PageStorage to Reduce Read Amplification

Alluxio 2.8 introduced Page‑level caching (minimum 1 MB) as an alternative to the default Block‑level cache (64 MB). Page storage loads only the required pages from the underlying file system, dramatically reducing read amplification for small reads such as Parquet footers.

TPC‑H benchmarks with a 100 GB dataset showed a 33 % reduction in read amplification when using 1 MB pages, and overall query latency improvements.

PageStorage Performance Optimizations

Before optimization, each page read instantiated a PagedUfsBlockReader and performed many unnecessary ByteBuffer.allocateDirect allocations. The optimization delays buffer allocation until an actual UFS read is required, reducing memory churn and improving query performance.

After the change, Trino TPCH queries on 5 MB pages showed noticeable latency reductions (see the performance chart).
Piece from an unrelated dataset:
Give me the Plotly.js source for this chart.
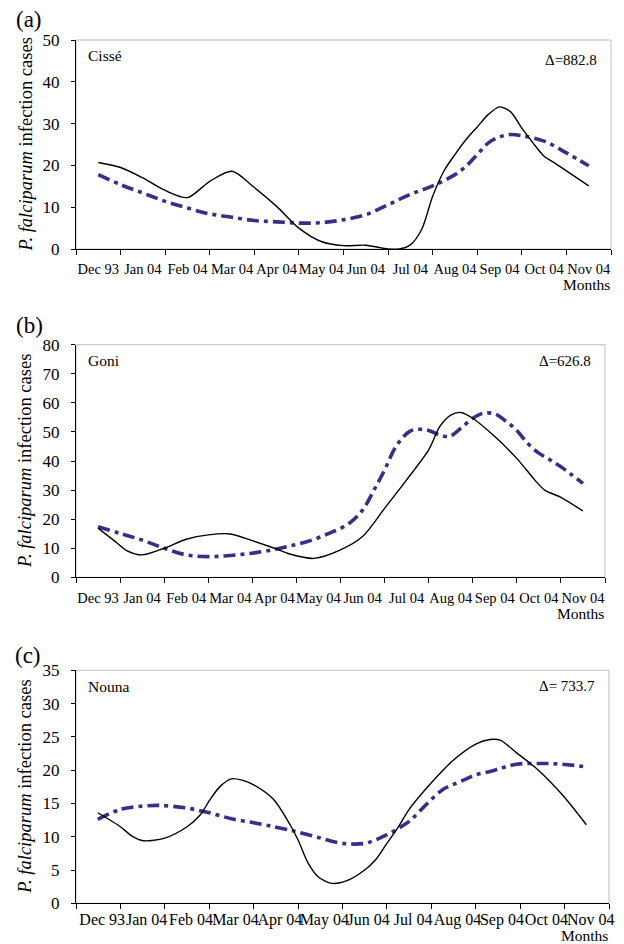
<!DOCTYPE html>
<html>
<head>
<meta charset="utf-8">
<script src="https://cdn.plot.ly/plotly-3.0.1.min.js"></script>
<style>html,body{margin:0;padding:0;background:#fff;}#chart{width:624px;height:944px;}</style>
</head>
<body>
<div id="chart"></div>
<script>
// ---- data (positions in months from start of Dec 93; 0.5 = middle of Dec 93) ----
var monthLabels = ["Dec 93","Jan 04","Feb 04","Mar 04","Apr 04","May 04","Jun 04","Jul 04","Aug 04","Sep 04","Oct 04","Nov 04"];

// (a) Cissé
var cisseObsX = [0.5,1.0,1.5,2.0,2.5,3.0,3.5,4.0,4.5,5.0,5.5,6.0,6.5,7.0,7.25,7.5,7.75,8.0,8.25,8.5,8.75,9.0,9.25,9.5,9.75,10.0,10.25,10.5,10.75,11.0,11.25,11.5];
var cisseObsY = [20.7,19.5,17.0,14.0,12.3,16.2,18.6,14.7,10.2,5.0,1.8,0.8,0.9,0.0,0.0,1.0,4.6,12.6,18.6,22.6,26.2,29.2,32.2,34.0,32.8,28.9,25.4,22.2,20.5,18.7,16.9,15.1];
var cisseModX = [0.5,1.0,1.5,2.0,2.5,3.0,3.5,4.0,4.5,5.0,5.5,6.0,6.5,7.0,7.5,8.0,8.5,8.75,9.0,9.25,9.5,9.75,10.0,10.5,11.0,11.5];
var cisseModY = [17.8,15.4,13.4,11.4,9.8,8.4,7.6,6.8,6.5,6.2,6.3,7.0,8.2,10.6,13.1,15.1,17.8,19.8,22.6,25.4,26.8,27.4,27.1,25.8,23.0,19.9];

// (b) Goni
var goniObsX = [0.5,0.85,1.15,1.5,2.0,2.5,3.0,3.5,4.0,4.5,4.85,5.4,6.0,6.5,7.0,7.5,8.0,8.25,8.5,8.73,9.0,9.5,10.0,10.4,10.63,11.0,11.5];
var goniObsY = [16.9,12.8,9.2,7.7,10.0,13.1,14.6,14.9,12.6,10.0,8.0,6.5,9.4,14.0,23.7,33.5,43.8,51.8,55.8,56.7,54.7,48.4,40.9,33.6,30.0,27.5,22.8];
var goniModX = [0.5,1.0,1.5,2.0,2.5,3.0,3.5,4.0,4.5,4.85,5.25,5.74,6.2,6.5,6.76,7.0,7.26,7.56,7.79,8.0,8.24,8.47,8.73,9.0,9.23,9.5,9.76,10.0,10.25,10.5,10.75,11.0,11.25,11.5];
var goniModY = [17.4,15.1,12.8,10.0,7.7,7.1,7.5,8.3,9.6,10.8,12.3,15.1,18.6,23.1,30.0,36.9,45.0,50.1,50.9,50.5,49.0,48.4,51.3,54.7,56.4,56.2,53.6,50.5,46.0,42.7,40.4,38.0,35.2,32.3];

// (c) Nouna
var nounaObsX = [0.49,1.0,1.26,1.52,2.0,2.5,2.8,3.02,3.25,3.5,3.74,4.0,4.45,4.82,5.0,5.23,5.45,5.76,6.1,6.5,6.74,6.98,7.27,7.5,8.0,8.48,9.0,9.32,9.55,9.92,10.41,10.95,11.49];
var nounaObsY = [13.6,11.5,10.1,9.4,9.8,11.5,13.3,15.6,17.6,18.7,18.5,17.8,15.6,11.8,9.5,6.0,4.0,3.0,3.4,5.0,6.5,8.8,11.6,14.1,18.1,21.4,23.9,24.6,24.5,22.6,20.0,16.3,11.8];
var nounaModX = [0.49,1.0,1.5,1.9,2.5,3.0,3.5,4.0,4.45,4.82,5.0,5.45,5.9,6.2,6.5,6.74,7.0,7.27,7.5,7.73,8.0,8.26,8.48,8.79,9.0,9.32,9.62,9.92,10.5,10.95,11.49];
var nounaModY = [12.6,14.1,14.6,14.7,14.3,13.6,12.7,12.1,11.5,11.0,10.7,9.9,9.1,8.9,9.0,9.5,10.3,11.3,12.3,13.8,15.6,17.1,17.8,18.7,19.3,19.8,20.4,20.9,21.0,20.9,20.5];

var panelLetters = ["(a)","(b)","(c)"];
var siteNames = ["Cissé","Goni","Nouna"];
var deltaTexts = ["Δ=882.8","Δ=626.8","Δ= 733.7"];
var yMax = [50,80,35];
var yStep = [10,10,5];

// ---- styling / layout ----
var W = 624, H = 944;
var SERIF = "Liberation Serif";
var boxes = [
  {l:76, r:611, t:40, b:249, xfs:14.5, shift:0, stand:7},
  {l:76, r:605, t:344.7, b:577.3, xfs:14.5, shift:0, stand:7},
  {l:76, r:609, t:670.3, b:903.3, xfs:16, shift:4, stand:1}
];
var letterPos = [[29,20],[29,325],[28,655]];
var monthsY = [285,613,935];

var centers = monthLabels.map(function(_, i){ return i + 0.5; });
var bounds = []; for (var k = 0; k <= monthLabels.length; k++) bounds.push(k);

var obs = [[cisseObsX,cisseObsY],[goniObsX,goniObsY],[nounaObsX,nounaObsY]];
var mod = [[cisseModX,cisseModY],[goniModX,goniModY],[nounaModX,nounaModY]];

var traces = [];
var layout = {
  width: W, height: H,
  margin: {l:0, r:0, t:0, b:0},
  paper_bgcolor: "#fff", plot_bgcolor: "#fff",
  showlegend: false,
  font: {family: SERIF, color: "#000"},
  shapes: [], annotations: []
};

for (var i = 0; i < 3; i++) {
  var sfx = i === 0 ? "" : String(i + 1);
  var xa = "x" + sfx, ya = "y" + sfx;
  var bx = boxes[i];
  traces.push({
    x: mod[i][0], y: mod[i][1], xaxis: xa, yaxis: ya, mode: "lines", type: "scatter",
    line: {color: "#3D2C88", width: 3.6, dash: "12px,5px,4px,5px", shape: "spline", smoothing: 1}
  });
  traces.push({
    x: obs[i][0], y: obs[i][1], xaxis: xa, yaxis: ya, mode: "lines", type: "scatter",
    line: {color: "#000", width: 1.4, shape: "spline", smoothing: 0.8}
  });
  layout["xaxis" + sfx] = {
    domain: [bx.l / W, bx.r / W], anchor: ya, range: [0, 12],
    tickmode: "array", tickvals: centers, ticktext: monthLabels, ticks: "",
    tickangle: 0, tickfont: {family: SERIF, size: bx.xfs, color: "#000"},
    ticklabelshift: bx.shift, ticklabelstandoff: bx.stand,
    minor: {tickmode: "array", tickvals: bounds, ticks: "outside", ticklen: 5, tickcolor: "#000", tickwidth: 1, showgrid: false},
    showline: true, linecolor: "#000", linewidth: 1, showgrid: false, zeroline: false, fixedrange: true
  };
  layout["yaxis" + sfx] = {
    domain: [1 - bx.b / H, 1 - bx.t / H], anchor: xa, range: [0, yMax[i]],
    tickmode: "linear", tick0: 0, dtick: yStep[i], ticks: "outside", ticklen: 4, tickcolor: "#000",
    tickfont: {family: SERIF, size: 17, color: "#000"}, ticklabelstandoff: 8,
    showline: true, linecolor: "#000", linewidth: 1, showgrid: false, zeroline: false, fixedrange: true
  };
  layout.shapes.push({type: "rect", xref: xa + " domain", yref: ya + " domain", x0: 0, x1: 1, y0: 0, y1: 1,
    line: {color: "#BDBDBD", width: 1}, layer: "below"});
  layout.annotations.push({xref: "paper", yref: "paper", x: letterPos[i][0] / W, y: 1 - letterPos[i][1] / H,
    text: panelLetters[i], showarrow: false, xanchor: "center", yanchor: "middle", font: {family: SERIF, size: 23}});
  var siteY = i === 0 ? bx.t + 15 : bx.t + 16;
  layout.annotations.push({xref: "paper", yref: "paper", x: (bx.l + 10) / W, y: 1 - siteY / H,
    text: siteNames[i], showarrow: false, xanchor: "left", yanchor: "middle", font: {family: SERIF, size: 15.5}});
  var dY = i === 0 ? bx.t + 20 : bx.t + 16;
  layout.annotations.push({xref: "paper", yref: "paper", x: (bx.r - 12) / W, y: 1 - dY / H,
    text: deltaTexts[i], showarrow: false, xanchor: "right", yanchor: "middle", font: {family: SERIF, size: 15}});
  layout.annotations.push({xref: "paper", yref: "paper", x: (bx.r + 1) / W, y: 1 - monthsY[i] / H,
    text: "Months", showarrow: false, xanchor: "right", yanchor: "middle", font: {family: SERIF, size: 15.5}});
  layout.annotations.push({xref: "paper", yref: "paper", x: 25 / W, y: 1 - ((bx.t + bx.b) / 2) / H,
    text: "<i>P. falciparum</i> infection cases", textangle: -90, showarrow: false,
    xanchor: "center", yanchor: "middle", font: {family: SERIF, size: 18.5}});
}

Plotly.newPlot("chart", traces, layout, {staticPlot: true, displayModeBar: false});
</script>
</body>
</html>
Real‑World Impact at iQIYI

In a near‑real‑time OLAP scenario, Alluxio workers are co‑deployed with Trino workers, and a soft‑affinity scheduler improves local cache reads. Tests showed that larger files (e.g., 500 MB) achieve roughly twice the read throughput compared to small files (600 KB), though both are already in the millisecond range.

Alluxio cache adoption across advertising data, log analysis, and CDN monitoring workloads yielded up to 20× I/O speedup for intensive queries and an average 3× performance boost.

Advertising Data Query Acceleration

After migrating both real‑time (Kafka → Kudu) and offline (Hive) data to Iceberg on a unified HDFS store, Alluxio caching reduced P99 query latency by 50 % and accelerated the end‑to‑end pipeline by nearly 5×.

Log Analysis Acceleration

Moving logs from Elasticsearch to an Iceberg lake and querying via Trino introduced latency spikes (P99 > 30 s). Introducing Alluxio reduced query latency to under 10 s and stabilized performance.

Future Plans

Upcoming work includes improving hotness analysis accuracy by collecting precise read traffic from QBFS clients and adding caller context to Alluxio for better traceability. Exploration of public‑cloud cache acceleration and AI large‑model scenarios is also underway.